SAN JOSE — Joe Thornton scored his 900th point as a Shark, and moved into a tie for 25th on the NHL’s all-time assist list in a 4-0 win over the New Jersey Devils last night. Yet in front of the assembled media in the aftermath of a major career milestone, Thornton was quick to, do what he does so well on the ice: set up others.
“I’ve been here a long time [and] played with some real good players,” Thornton said after the game. “That’s what it comes down to. I’ve been lucky to play with Jonathan Cheechoo, [Patrick Marleau]. So many different guys, so many great players. It’s a thank you all of those guys too.”
Thornton played with one of those players he credited for the milestone, as head coach Pete DeBoer continued the reunion of Thornton, Marleau, and Joe Pavelski for the second straight game. DeBoer iced the trio in the third period of San Jose’s overtime loss on Saturday, and the line propelled their performance from that game into last night’s win over the Devils.
Only three of the Sharks’ line combinations since 2007 have played more minutes together than Marleau, Thornton, and Pavelski. Their chemistry was apparent from the line’s first shift onward, as the trio generated many of the Sharks’ chances throughout the game.

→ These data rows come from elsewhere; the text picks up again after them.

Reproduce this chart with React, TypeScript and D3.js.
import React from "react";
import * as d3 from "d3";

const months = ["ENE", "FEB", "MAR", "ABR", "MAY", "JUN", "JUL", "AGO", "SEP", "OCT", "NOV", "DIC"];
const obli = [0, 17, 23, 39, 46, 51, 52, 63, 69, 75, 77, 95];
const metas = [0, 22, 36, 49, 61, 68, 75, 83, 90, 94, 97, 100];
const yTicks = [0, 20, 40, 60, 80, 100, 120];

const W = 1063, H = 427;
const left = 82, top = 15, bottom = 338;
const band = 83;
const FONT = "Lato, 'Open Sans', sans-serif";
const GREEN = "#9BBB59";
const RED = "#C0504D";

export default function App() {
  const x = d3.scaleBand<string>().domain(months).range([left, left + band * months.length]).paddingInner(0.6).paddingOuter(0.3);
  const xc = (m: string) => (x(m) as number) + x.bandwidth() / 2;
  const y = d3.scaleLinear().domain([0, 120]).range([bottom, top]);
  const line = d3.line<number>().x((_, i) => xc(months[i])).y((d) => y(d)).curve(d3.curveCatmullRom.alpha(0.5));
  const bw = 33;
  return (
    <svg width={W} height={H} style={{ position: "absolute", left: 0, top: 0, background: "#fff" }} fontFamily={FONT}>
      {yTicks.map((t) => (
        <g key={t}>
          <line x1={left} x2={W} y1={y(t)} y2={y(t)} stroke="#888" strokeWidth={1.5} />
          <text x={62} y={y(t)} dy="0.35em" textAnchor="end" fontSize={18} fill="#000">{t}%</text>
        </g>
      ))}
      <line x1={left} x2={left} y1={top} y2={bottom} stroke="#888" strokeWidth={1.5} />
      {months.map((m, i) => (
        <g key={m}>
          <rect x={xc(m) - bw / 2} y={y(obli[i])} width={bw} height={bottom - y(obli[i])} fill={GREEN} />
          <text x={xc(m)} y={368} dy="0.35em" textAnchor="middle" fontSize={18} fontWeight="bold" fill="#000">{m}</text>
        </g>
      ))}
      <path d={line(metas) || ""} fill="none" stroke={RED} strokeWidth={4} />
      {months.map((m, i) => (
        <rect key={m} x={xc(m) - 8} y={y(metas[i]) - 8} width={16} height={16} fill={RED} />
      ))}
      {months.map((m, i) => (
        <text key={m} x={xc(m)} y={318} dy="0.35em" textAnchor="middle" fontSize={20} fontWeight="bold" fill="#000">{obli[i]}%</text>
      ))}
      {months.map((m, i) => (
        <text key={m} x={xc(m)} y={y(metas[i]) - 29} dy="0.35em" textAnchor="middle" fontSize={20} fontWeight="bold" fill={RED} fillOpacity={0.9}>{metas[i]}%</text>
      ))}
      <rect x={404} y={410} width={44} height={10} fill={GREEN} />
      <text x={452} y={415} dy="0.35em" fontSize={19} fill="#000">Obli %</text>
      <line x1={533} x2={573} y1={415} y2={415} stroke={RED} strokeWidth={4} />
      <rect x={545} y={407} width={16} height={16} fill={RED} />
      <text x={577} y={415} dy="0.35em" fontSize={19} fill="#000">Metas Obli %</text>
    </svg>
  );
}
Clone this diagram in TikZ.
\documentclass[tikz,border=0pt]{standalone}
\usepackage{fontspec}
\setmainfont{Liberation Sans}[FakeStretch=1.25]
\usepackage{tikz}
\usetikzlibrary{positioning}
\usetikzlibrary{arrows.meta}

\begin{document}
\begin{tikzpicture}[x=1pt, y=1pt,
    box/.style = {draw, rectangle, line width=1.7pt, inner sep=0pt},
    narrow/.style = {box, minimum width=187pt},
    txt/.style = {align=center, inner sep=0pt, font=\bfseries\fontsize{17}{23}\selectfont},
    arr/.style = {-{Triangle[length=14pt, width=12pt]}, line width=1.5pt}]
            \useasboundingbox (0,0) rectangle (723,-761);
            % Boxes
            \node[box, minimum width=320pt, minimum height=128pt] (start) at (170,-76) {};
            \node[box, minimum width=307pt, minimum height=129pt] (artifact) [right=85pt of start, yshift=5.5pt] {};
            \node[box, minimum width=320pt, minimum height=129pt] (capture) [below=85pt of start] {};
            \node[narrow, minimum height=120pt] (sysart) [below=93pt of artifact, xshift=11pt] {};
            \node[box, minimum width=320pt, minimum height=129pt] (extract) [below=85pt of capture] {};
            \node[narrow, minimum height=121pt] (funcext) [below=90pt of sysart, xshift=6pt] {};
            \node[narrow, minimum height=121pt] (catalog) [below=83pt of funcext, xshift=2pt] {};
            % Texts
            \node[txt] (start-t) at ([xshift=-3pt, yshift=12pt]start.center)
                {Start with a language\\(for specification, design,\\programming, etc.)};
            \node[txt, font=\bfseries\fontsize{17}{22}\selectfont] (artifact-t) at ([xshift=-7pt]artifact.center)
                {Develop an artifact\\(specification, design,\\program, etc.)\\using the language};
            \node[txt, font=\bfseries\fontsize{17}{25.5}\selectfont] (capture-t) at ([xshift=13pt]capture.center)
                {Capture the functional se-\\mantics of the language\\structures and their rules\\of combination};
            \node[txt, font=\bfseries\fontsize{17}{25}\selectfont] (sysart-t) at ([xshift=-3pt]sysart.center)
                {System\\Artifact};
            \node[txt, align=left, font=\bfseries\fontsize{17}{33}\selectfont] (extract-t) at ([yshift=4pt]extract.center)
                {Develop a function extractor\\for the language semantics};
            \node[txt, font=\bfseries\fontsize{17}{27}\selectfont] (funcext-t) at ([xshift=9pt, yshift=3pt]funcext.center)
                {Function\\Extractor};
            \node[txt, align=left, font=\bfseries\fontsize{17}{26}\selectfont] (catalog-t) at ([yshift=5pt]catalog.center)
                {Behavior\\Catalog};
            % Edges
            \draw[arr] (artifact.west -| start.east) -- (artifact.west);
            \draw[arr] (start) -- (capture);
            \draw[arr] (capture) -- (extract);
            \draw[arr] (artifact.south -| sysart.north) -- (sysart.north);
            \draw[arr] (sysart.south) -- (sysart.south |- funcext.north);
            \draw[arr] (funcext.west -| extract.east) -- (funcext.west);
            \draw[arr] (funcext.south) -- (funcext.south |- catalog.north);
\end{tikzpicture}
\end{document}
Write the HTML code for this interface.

Marleau, though, was the only one to find the back of the net. He achieved a milestone of his own with his first period goal, the 486th of his career, as he moved into sole possession of 48th place on the NHL’s all-time goal scoring list.
“[Against Arizona] he looked so powerful, and tonight he was so powerful again,” Thornton said. “Hopefully he sticks with me and [Pavelski] because he played great again tonight.”
A handful of players have played on the wing with Thornton and Pavelski this season, but none have consistently stuck. Thornton attributed that to the up-and-down nature of the Sharks season so far, as no combinations have led to a prolonged winning streak.
Marleau has bounced around the lineup, playing center, wing, and across the top nine forward spots. Age is starting to catch up, as his six points in 19 games would be by far the lowest rate of his career. But for one night, and alongside two of his most common linemates during his time in teal, Marleau looked like his old self.
“I thought it was probably his best game of the year,” DeBoer said. “It’s a good sign and [he’s] got to keep that going.”
The Sharks’ matched their goal-scoring output of their three-game losing streak in last night’s win. They scored at even strength, up a man, and down a man, and DeBoer said that the win should build some confidence going forward.
With no timetable set for Tomas Hertl’s return, the Sharks have a tall task ahead of themselves in his indefinite absence. Now reunited, Thornton and Marleau will need to continue to produce offensively, in spite of their age.
If last night is any indication, a blast from the past could be just what the pair needs to stave off an uncertain future.